**AVAILABLE DATA:**
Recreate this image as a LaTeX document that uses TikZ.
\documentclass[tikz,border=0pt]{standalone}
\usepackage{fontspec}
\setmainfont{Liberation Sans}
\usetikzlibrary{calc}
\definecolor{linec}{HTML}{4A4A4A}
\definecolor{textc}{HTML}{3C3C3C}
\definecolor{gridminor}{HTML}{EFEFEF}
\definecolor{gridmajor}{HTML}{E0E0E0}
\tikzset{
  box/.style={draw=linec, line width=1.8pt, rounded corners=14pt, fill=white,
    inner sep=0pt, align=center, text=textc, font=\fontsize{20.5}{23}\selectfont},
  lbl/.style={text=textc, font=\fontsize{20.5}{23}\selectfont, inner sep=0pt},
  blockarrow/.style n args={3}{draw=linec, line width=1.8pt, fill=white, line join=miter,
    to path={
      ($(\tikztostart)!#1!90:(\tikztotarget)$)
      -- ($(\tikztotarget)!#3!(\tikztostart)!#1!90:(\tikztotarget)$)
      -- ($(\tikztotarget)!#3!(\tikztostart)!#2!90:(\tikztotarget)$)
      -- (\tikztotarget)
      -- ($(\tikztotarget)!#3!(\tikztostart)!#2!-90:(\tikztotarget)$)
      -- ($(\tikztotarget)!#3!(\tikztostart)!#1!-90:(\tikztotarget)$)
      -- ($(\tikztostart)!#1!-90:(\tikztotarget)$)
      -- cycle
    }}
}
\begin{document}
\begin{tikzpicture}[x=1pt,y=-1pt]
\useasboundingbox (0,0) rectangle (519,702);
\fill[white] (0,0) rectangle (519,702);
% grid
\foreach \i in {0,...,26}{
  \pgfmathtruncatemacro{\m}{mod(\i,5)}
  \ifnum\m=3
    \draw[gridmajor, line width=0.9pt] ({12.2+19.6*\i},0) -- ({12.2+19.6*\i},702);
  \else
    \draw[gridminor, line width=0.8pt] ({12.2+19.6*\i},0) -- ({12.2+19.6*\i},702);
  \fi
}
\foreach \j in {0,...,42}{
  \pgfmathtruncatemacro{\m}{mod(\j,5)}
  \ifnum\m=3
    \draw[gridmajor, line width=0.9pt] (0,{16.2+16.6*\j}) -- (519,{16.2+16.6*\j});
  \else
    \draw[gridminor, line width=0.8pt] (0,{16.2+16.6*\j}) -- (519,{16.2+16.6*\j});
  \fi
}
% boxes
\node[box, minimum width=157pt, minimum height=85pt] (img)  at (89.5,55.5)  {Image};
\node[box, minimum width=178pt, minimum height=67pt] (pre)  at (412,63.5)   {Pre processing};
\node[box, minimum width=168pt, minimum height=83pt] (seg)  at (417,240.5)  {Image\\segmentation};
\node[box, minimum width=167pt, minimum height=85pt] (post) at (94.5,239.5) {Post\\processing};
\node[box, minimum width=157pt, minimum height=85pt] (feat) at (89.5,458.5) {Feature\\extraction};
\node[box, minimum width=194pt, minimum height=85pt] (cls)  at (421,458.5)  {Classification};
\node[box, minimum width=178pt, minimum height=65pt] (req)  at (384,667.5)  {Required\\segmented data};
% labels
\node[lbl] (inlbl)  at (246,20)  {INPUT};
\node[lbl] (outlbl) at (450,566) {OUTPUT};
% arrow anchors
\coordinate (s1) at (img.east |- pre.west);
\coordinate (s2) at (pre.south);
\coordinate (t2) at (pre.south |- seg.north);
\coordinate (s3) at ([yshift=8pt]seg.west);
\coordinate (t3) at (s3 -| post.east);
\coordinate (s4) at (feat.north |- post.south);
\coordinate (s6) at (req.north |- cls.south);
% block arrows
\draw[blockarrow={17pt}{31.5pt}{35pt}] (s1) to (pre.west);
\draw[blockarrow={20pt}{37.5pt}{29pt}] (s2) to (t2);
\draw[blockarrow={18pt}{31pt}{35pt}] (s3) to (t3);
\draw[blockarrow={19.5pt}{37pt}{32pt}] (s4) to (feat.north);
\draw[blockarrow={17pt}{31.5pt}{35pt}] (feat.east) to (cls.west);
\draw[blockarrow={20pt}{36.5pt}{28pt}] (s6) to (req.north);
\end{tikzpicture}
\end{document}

**REQUIREMENTS:** Your task is to reproduce the whole listing exactly.

**OUTPUT OF THE EXERCISE:**
Recreate this image as a LaTeX document that uses TikZ.
\documentclass[tikz,border=0pt]{standalone}
\usepackage{fontspec}
\setmainfont{Liberation Sans}
\usetikzlibrary{calc}
\definecolor{linec}{HTML}{4A4A4A}
\definecolor{textc}{HTML}{3C3C3C}
\definecolor{gridminor}{HTML}{EFEFEF}
\definecolor{gridmajor}{HTML}{E0E0E0}
\tikzset{
  box/.style={draw=linec, line width=1.8pt, rounded corners=14pt, fill=white,
    inner sep=0pt, align=center, text=textc, font=\fontsize{20.5}{23}\selectfont},
  lbl/.style={text=textc, font=\fontsize{20.5}{23}\selectfont, inner sep=0pt},
  blockarrow/.style n args={3}{draw=linec, line width=1.8pt, fill=white, line join=miter,
    to path={
      ($(\tikztostart)!#1!90:(\tikztotarget)$)
      -- ($(\tikztotarget)!#3!(\tikztostart)!#1!90:(\tikztotarget)$)
      -- ($(\tikztotarget)!#3!(\tikztostart)!#2!90:(\tikztotarget)$)
      -- (\tikztotarget)
      -- ($(\tikztotarget)!#3!(\tikztostart)!#2!-90:(\tikztotarget)$)
      -- ($(\tikztotarget)!#3!(\tikztostart)!#1!-90:(\tikztotarget)$)
      -- ($(\tikztostart)!#1!-90:(\tikztotarget)$)
      -- cycle
    }}
}
\begin{document}
\begin{tikzpicture}[x=1pt,y=-1pt]
\useasboundingbox (0,0) rectangle (519,702);
\fill[white] (0,0) rectangle (519,702);
% grid
\foreach \i in {0,...,26}{
  \pgfmathtruncatemacro{\m}{mod(\i,5)}
  \ifnum\m=3
    \draw[gridmajor, line width=0.9pt] ({12.2+19.6*\i},0) -- ({12.2+19.6*\i},702);
  \else
    \draw[gridminor, line width=0.8pt] ({12.2+19.6*\i},0) -- ({12.2+19.6*\i},702);
  \fi
}
\foreach \j in {0,...,42}{
  \pgfmathtruncatemacro{\m}{mod(\j,5)}
  \ifnum\m=3
    \draw[gridmajor, line width=0.9pt] (0,{16.2+16.6*\j}) -- (519,{16.2+16.6*\j});
  \else
    \draw[gridminor, line width=0.8pt] (0,{16.2+16.6*\j}) -- (519,{16.2+16.6*\j});
  \fi
}
% boxes
\node[box, minimum width=157pt, minimum height=85pt] (img)  at (89.5,55.5)  {Image};
\node[box, minimum width=178pt, minimum height=67pt] (pre)  at (412,63.5)   {Pre processing};
\node[box, minimum width=168pt, minimum height=83pt] (seg)  at (417,240.5)  {Image\\segmentation};
\node[box, minimum width=167pt, minimum height=85pt] (post) at (94.5,239.5) {Post\\processing};
\node[box, minimum width=157pt, minimum height=85pt] (feat) at (89.5,458.5) {Feature\\extraction};
\node[box, minimum width=194pt, minimum height=85pt] (cls)  at (421,458.5)  {Classification};
\node[box, minimum width=178pt, minimum height=65pt] (req)  at (384,667.5)  {Required\\segmented data};
% labels
\node[lbl] (inlbl)  at (246,20)  {INPUT};
\node[lbl] (outlbl) at (450,566) {OUTPUT};
% arrow anchors
\coordinate (s1) at (img.east |- pre.west);
\coordinate (s2) at (pre.south);
\coordinate (t2) at (pre.south |- seg.north);
\coordinate (s3) at ([yshift=8pt]seg.west);
\coordinate (t3) at (s3 -| post.east);
\coordinate (s4) at (feat.north |- post.south);
\coordinate (s6) at (req.north |- cls.south);
% block arrows
\draw[blockarrow={17pt}{31.5pt}{35pt}] (s1) to (pre.west);
\draw[blockarrow={20pt}{37.5pt}{29pt}] (s2) to (t2);
\draw[blockarrow={18pt}{31pt}{35pt}] (s3) to (t3);
\draw[blockarrow={19.5pt}{37pt}{32pt}] (s4) to (feat.north);
\draw[blockarrow={17pt}{31.5pt}{35pt}] (feat.east) to (cls.west);
\draw[blockarrow={20pt}{36.5pt}{28pt}] (s6) to (req.north);
\end{tikzpicture}
\end{document}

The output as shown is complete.